Stuff Journalists Like – #73 Citizen Journalism

Community journalism
Journalists get a bad rap. They have the reputation of being elitist liberals and not being able to connect with the common folk. Well, journalists have heard these complaints cries (or at least read about them on blogs – it’s pretty hard to hear cries of the People from the inside of newsrooms) and have been doing something about it.

As of late, journalists have turned over the duties and responsibilities of the fourth estate to the common man and woman by deputizing them citizen journalists.

Experience nor expertise matter when it comes to reporting the news. J-school? Pssh! Now, all that is needed to report the news is a cellphone camera, an Internet connection and the simple coherency to type in English. Further proves that anyone can report the news. 

For journalists, citizen journalism couldn’t come at a better time. It’s kinda hard to report the news when you are on an unpaid furlough or staff reductions have made it so you are doing the work of an entire news desk. Journalists like citizen journalism so much they are willing ordered to train people off the street to do their jobs, like what they did at the Oakland Press.

Now don’t confuse citizen journalists with bloggers. While bloggers simply shoplift the news reported by hardworking journalists and regurgitate it for their site, citizen journalists are just simply replacing those hardworking journalists and supplying newspapers with free labor.

And everyone is getting on the bandwagon. Even CNN has its “iReport,” which basically makes national news out of YouTube videos. So instead of paying for a news crew to cover a plane crash, a flood or the demise of the country’s economic system, news ad-generating organizations can now use the “reporting” of the “Hey, I was there” guy.

Soon, instead of paying for the expertise of analysts like New York Time’s Paul Krugman, newspapers can go cheap and source expert opinions and answers from its audience. Hey, it works for “Who Wants to be a Millionaire?”

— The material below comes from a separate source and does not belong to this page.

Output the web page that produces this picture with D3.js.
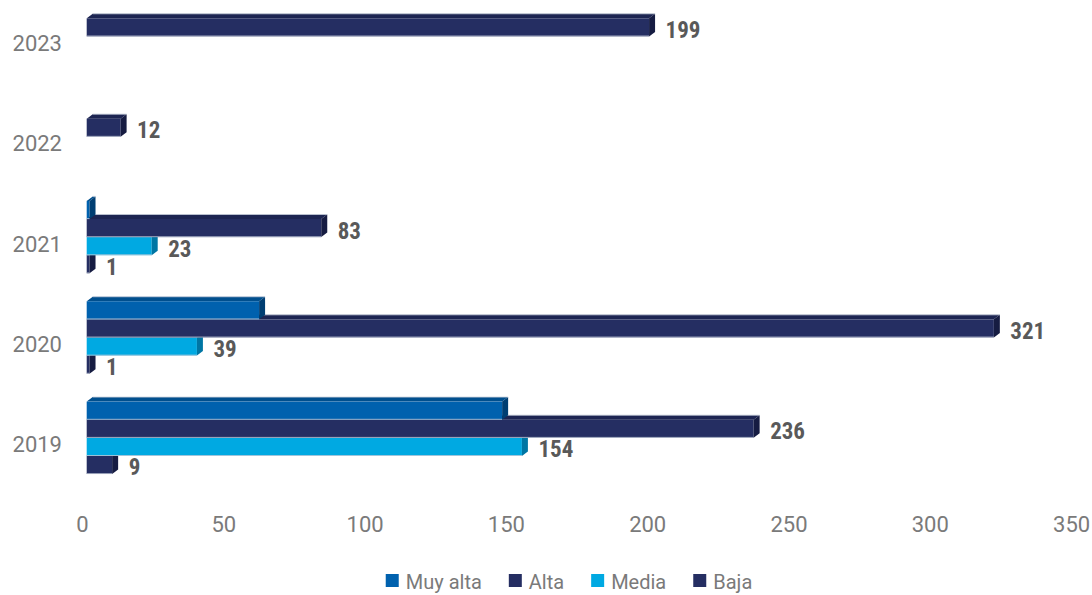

Doctors, lawyers, even hairstylists need licenses to conduct business. But not for journalists. Everyone is invited.

Comments

  1. ValerieInRke says:

    iReporting was fun at first then I received that “expensive” CNN iReport T-shirt. All that work for a T-shirt doing their job. Started getting emails from CNN asking to capture economic recession impact on my local community – no mas! Even our local TV news stations and daily paper are picking up on citizen journalism. I wonder how long it will take for these citizens to realize they are filling the void of paid journalists.

  2. Tim says:

    “For journalists, citizen journalism couldn’t come at a better.”
    A better what? You’re making a point about the inexpertise of “citizen journalists” but you can’t remember to finish your own sentences on your own blog.

  3. israelitybites says:

    Hmm…I the proper word is “expertise”. Is this the work of a citizen jounalist?

  4. Lubna says:

    CNN-IBN India also has citizen journalists. So does NDTV, I think. Fortunately it has not yet hit print journalism in a big way, even as pink slips are being doled out in newsrooms.
    Next time, perhaps they will just drag a survivor of an earthquake or hijack or terriorist attack to the newsroom to type out the story. Guess, it will be given a new name: First person news or news from the horse’s mouth or whatever.

  5. Katie C. says:

    Ha! The newspaper I work for has columns sent in every week from “citizen journalists.” I think they’re a blight on our profession. Who needs to hear about all the birthday celebrations in Bethel when there were three meth lab busts and school board meetings to cover? Alas, when you can’t afford to hire more than one person on your reporting staff, citizen journalism is what you get.

  6. Frank Wallis says:

    Freedom of the press/speech isn’t the exclusive domain of learned journalists. It belongs to unlearned, stupid people, too. Look. Listen. Read. They’re very near. Posting under fictitious monikers underneath our byline stories.